Mr. Touray also questioned the legitimacy of the TRRC. That’s utterly absurd and ludicrous. While legality is derived from law, legitimacy emanates from moral and political considerations. I guess you do not know the difference between legality and legitimacy and I guess you were trying to challenge the legality of the TRRC and not its legitimacy. The TRRC is a creation of the National Assembly, the 2017 Act is a statutory provision passed by our MPs. So you are wrong to even remotely question the legality of the TRRC. On the issue of legitimacy, that will depend on whether the functions of the TRRC will serve a public purpose and for the common good of our country and whether the people support it by and large. I think all these questions can safely be answered in the positive. The TRRC is needed to confront the wrongs of the past, learn from them in order to prevent a repeat. The majority of the people, I can fairly assume, are in favour of the work of the TRRC. That, Mr. Touray, is where the TRRC’s legitimacy comes from.
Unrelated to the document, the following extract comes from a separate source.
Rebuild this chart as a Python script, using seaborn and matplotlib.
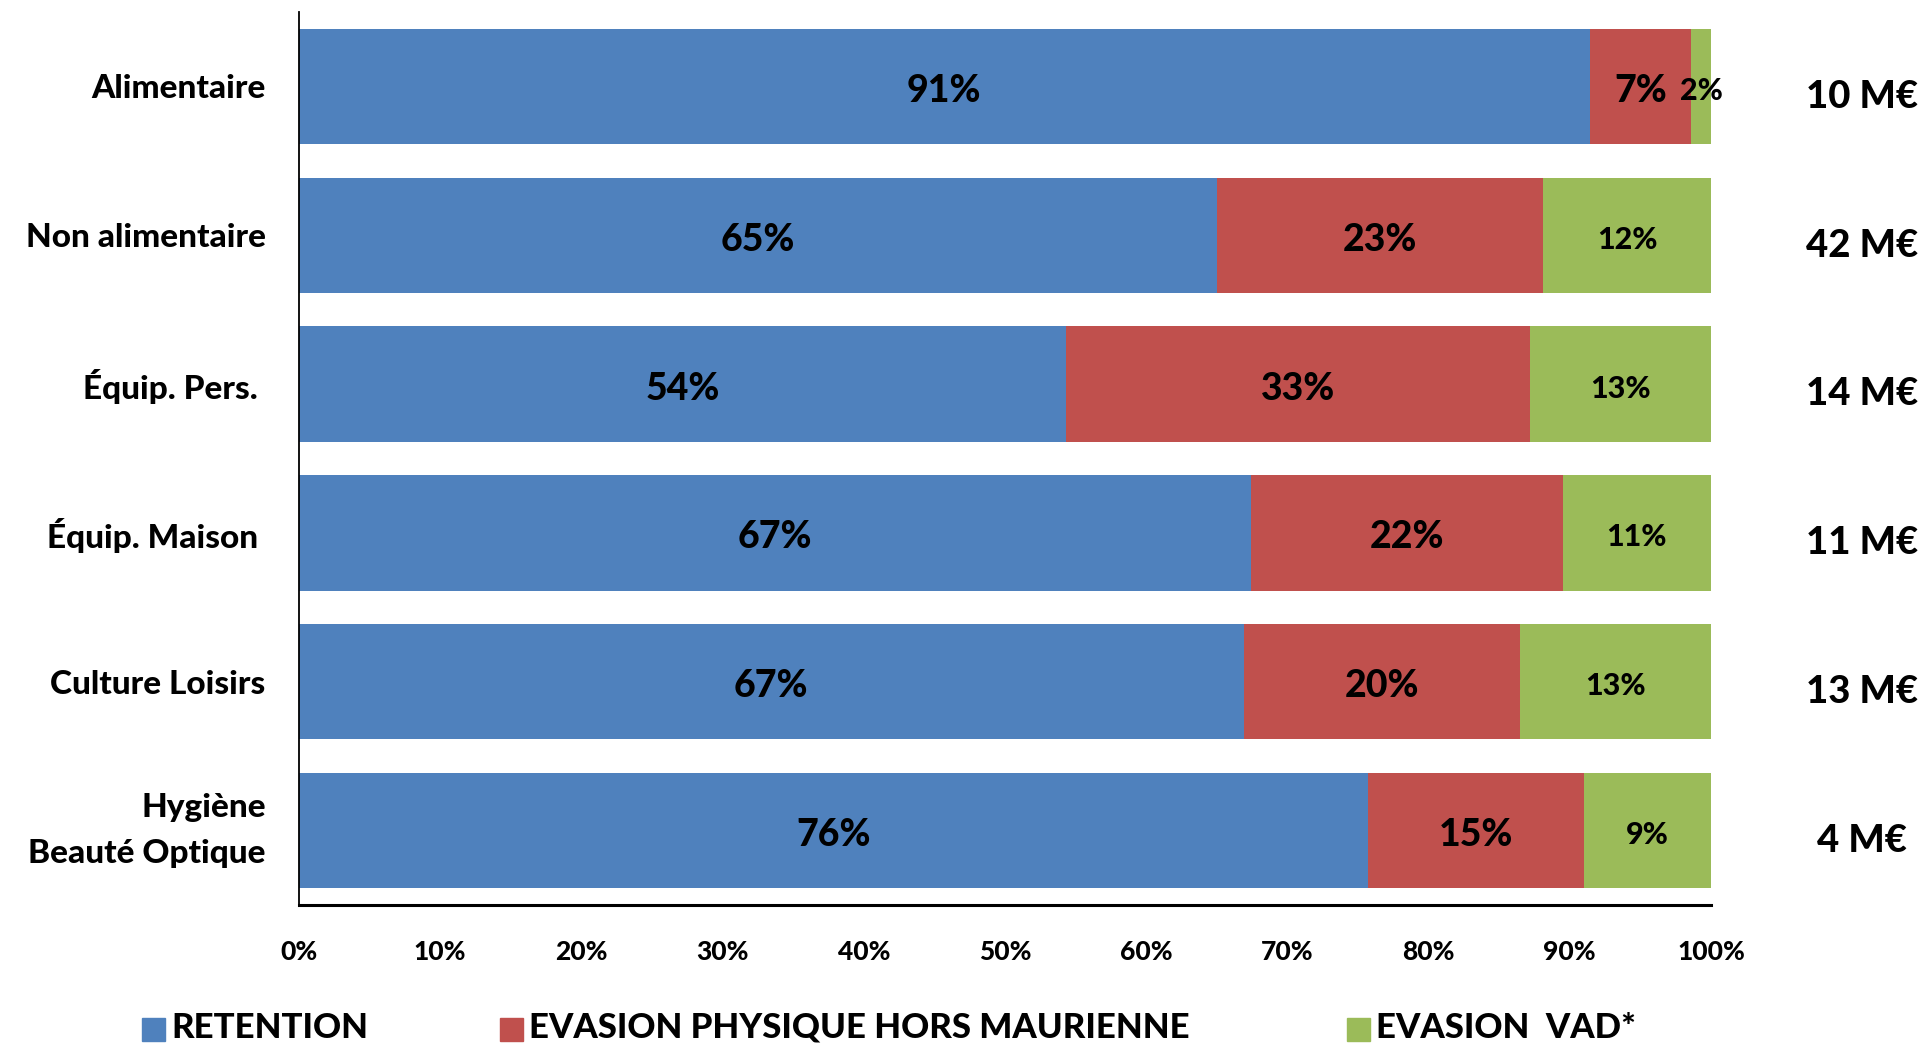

The appearance of the Sana B. Sabally before the TRRC and how he accepted responsibility for his actions and apologised to the nation further legitimised the work of the TRRC because it gave it credibility and authority to summon high profile perpetrators before it. In a stark difference, Yankuba Touray appeared today and only interested in defying the Commission and telling the Gambian people that he has no regard for the process, in fact, that he does not even believe in its jurisdiction. That’s not only rude and inconsiderate, its cowardice to refuse to face the cameras and the Gambian people. Chairman Sise acted swiftly and decisively. Yankuba Touray’s petulant actions today, brought the administration of the TRRC into serious disrepute. We cannot allow a perpetrator to make a mockery of the TRRC. The Attorney General must act swiftly and indict Yankuba Touray without delay. There is nothing in the TRRC Act or any other law that prevents the AG from indicting Yankuba Touray on murder and all the other crimes that he allegedly committed during his time as AFPRC and APRC Minister. If he is charged with murder, a non-bailable offence, he will be remanded in Mile Two during the trial. Then again, if he is charged with misdemeanour offences under the TRRC Act itself or under the Criminal Code or other penal laws, he will likely be granted bail and that I am afraid, will make a mockery of our judicial and criminal justice system as that will embolden him.
Abdoulie Fatty is a lawyer at A. Fatty & Co. He previously served as a Magistrate in Banjul. He studied in the U.K and was called to the Bar of England and Wales. He has LLM in International Human Rights Law and Practice and his LLM Dissertation looked at truth commissions and transitional justice.